> [DATA SEGMENT]:

* Start *

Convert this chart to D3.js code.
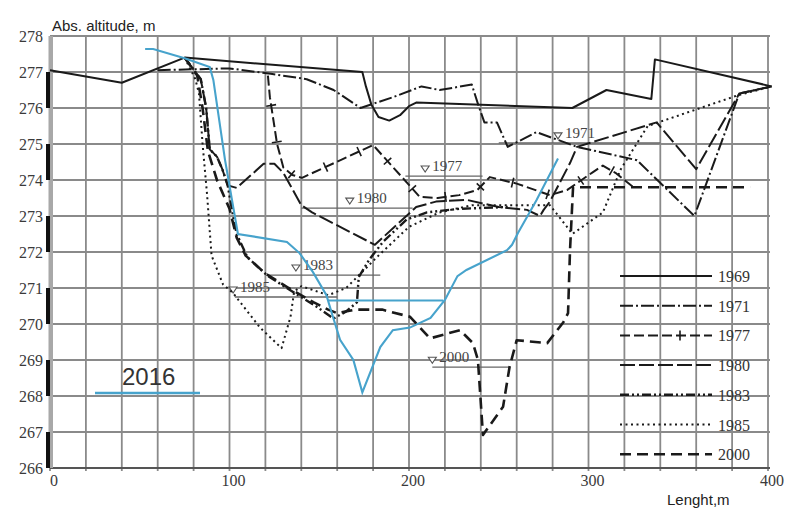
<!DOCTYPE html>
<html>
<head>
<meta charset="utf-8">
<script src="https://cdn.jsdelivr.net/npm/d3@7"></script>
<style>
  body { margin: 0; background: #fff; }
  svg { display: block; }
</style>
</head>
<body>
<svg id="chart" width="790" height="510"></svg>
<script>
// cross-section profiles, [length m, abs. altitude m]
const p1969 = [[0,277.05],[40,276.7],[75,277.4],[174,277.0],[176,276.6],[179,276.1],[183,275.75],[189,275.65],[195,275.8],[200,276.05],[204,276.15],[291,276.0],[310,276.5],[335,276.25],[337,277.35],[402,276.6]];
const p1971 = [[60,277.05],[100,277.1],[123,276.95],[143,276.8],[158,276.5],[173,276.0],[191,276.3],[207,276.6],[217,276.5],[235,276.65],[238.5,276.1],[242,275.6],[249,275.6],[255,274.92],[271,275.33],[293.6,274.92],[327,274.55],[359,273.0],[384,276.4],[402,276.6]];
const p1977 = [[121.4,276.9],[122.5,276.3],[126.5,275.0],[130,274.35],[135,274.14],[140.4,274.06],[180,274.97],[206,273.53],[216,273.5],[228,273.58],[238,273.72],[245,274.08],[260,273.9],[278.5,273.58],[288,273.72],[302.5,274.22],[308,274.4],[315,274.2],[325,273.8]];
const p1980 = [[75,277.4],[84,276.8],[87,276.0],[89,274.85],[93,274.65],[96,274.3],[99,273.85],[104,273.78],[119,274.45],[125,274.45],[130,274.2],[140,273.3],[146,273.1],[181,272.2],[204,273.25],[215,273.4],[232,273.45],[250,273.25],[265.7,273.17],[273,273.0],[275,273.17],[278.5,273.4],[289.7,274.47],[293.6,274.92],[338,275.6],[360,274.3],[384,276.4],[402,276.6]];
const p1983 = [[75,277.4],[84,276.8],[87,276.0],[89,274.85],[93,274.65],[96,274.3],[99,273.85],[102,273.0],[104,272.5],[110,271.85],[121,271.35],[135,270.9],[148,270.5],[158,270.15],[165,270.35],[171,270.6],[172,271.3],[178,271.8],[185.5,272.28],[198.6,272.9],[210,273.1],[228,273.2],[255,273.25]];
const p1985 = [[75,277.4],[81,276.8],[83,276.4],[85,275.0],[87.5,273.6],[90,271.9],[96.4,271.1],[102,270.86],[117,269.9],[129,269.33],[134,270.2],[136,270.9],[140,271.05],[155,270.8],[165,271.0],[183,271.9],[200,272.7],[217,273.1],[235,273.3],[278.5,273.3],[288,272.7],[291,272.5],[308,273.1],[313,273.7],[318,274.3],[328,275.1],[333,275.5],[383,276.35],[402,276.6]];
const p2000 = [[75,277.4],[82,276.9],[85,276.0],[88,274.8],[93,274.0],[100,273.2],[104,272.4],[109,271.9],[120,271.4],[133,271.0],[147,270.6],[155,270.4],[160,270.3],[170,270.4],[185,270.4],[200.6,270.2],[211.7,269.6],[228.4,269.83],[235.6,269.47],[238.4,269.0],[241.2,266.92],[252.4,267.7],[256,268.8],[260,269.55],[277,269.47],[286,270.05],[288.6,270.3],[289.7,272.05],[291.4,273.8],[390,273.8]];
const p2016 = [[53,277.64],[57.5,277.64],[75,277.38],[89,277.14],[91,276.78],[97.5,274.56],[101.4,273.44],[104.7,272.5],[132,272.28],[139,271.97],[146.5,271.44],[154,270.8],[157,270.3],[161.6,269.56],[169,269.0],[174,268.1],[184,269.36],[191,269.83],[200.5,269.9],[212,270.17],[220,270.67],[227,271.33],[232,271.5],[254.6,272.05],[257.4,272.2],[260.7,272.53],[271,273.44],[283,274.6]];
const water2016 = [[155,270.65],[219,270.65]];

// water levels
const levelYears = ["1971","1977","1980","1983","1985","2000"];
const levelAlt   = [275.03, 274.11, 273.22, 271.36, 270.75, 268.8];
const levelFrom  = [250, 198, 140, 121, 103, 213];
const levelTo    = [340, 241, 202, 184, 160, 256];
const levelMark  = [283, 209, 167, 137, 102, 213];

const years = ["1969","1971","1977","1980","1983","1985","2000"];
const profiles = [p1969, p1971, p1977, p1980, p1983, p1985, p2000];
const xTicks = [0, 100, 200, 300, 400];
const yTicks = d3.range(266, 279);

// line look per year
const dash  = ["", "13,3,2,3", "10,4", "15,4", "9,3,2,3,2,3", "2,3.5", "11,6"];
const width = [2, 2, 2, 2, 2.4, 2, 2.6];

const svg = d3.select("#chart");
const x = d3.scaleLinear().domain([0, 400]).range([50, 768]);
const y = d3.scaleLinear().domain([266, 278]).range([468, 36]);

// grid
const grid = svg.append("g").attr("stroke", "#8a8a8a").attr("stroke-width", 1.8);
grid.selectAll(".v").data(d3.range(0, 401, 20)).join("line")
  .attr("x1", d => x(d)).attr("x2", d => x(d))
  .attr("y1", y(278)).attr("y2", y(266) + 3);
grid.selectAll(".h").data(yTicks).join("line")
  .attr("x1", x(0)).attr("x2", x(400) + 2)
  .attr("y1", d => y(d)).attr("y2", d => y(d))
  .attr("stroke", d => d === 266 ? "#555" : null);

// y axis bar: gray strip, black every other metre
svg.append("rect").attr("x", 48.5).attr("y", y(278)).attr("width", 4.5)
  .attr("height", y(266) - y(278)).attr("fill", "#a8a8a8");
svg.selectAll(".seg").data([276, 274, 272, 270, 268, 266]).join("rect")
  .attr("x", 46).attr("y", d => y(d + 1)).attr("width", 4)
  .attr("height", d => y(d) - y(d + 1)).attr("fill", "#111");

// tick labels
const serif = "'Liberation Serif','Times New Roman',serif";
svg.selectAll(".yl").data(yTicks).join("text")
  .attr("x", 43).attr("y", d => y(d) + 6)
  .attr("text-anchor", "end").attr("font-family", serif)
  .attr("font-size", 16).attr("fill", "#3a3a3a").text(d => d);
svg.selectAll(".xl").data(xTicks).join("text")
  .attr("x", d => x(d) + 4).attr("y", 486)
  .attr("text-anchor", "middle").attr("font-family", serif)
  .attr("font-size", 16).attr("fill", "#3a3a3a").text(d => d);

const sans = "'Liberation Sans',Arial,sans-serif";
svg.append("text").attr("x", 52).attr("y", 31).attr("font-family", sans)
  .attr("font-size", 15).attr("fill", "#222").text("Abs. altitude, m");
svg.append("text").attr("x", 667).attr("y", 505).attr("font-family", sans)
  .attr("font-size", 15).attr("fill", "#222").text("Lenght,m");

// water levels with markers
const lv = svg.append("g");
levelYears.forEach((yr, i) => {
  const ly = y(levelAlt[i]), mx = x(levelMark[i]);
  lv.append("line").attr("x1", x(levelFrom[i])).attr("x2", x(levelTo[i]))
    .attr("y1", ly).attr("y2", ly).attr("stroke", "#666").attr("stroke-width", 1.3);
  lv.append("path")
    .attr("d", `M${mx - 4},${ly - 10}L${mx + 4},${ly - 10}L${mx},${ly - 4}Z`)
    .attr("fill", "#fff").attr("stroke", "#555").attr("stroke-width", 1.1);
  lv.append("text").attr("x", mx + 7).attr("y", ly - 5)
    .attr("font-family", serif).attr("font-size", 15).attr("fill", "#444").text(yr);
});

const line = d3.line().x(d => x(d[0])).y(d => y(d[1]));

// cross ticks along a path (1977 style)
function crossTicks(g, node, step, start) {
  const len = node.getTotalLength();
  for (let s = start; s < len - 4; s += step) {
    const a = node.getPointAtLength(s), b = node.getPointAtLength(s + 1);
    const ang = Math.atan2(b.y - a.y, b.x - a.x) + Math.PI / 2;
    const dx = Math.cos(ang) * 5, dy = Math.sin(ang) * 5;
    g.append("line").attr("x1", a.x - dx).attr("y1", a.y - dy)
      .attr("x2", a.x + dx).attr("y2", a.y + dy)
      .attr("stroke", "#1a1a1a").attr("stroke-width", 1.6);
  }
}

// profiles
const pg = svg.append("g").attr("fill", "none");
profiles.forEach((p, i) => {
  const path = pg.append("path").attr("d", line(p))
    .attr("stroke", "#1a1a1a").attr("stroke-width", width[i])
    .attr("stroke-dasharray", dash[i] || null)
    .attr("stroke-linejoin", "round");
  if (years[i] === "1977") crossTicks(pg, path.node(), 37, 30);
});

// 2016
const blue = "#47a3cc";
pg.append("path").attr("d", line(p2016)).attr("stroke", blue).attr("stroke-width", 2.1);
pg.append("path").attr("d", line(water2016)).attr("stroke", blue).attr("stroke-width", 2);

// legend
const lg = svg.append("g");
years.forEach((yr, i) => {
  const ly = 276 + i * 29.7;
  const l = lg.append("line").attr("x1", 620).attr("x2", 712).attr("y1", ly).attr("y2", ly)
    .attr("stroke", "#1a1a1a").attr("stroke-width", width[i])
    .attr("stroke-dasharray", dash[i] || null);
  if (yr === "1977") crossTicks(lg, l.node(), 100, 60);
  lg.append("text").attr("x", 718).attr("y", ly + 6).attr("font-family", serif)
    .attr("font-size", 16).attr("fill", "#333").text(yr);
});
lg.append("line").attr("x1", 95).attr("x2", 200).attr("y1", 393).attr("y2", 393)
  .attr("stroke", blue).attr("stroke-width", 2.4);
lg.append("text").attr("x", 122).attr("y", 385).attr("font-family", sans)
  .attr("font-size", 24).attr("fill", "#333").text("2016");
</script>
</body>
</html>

* End *

> [GIVEN EXERCISE]: Lines that hold "chart" are the ones to copy; find all of them.

> [SOLUTION]:
Convert this chart to D3.js code.
<svg id="chart" width="790" height="510"></svg>
const svg = d3.select("#chart");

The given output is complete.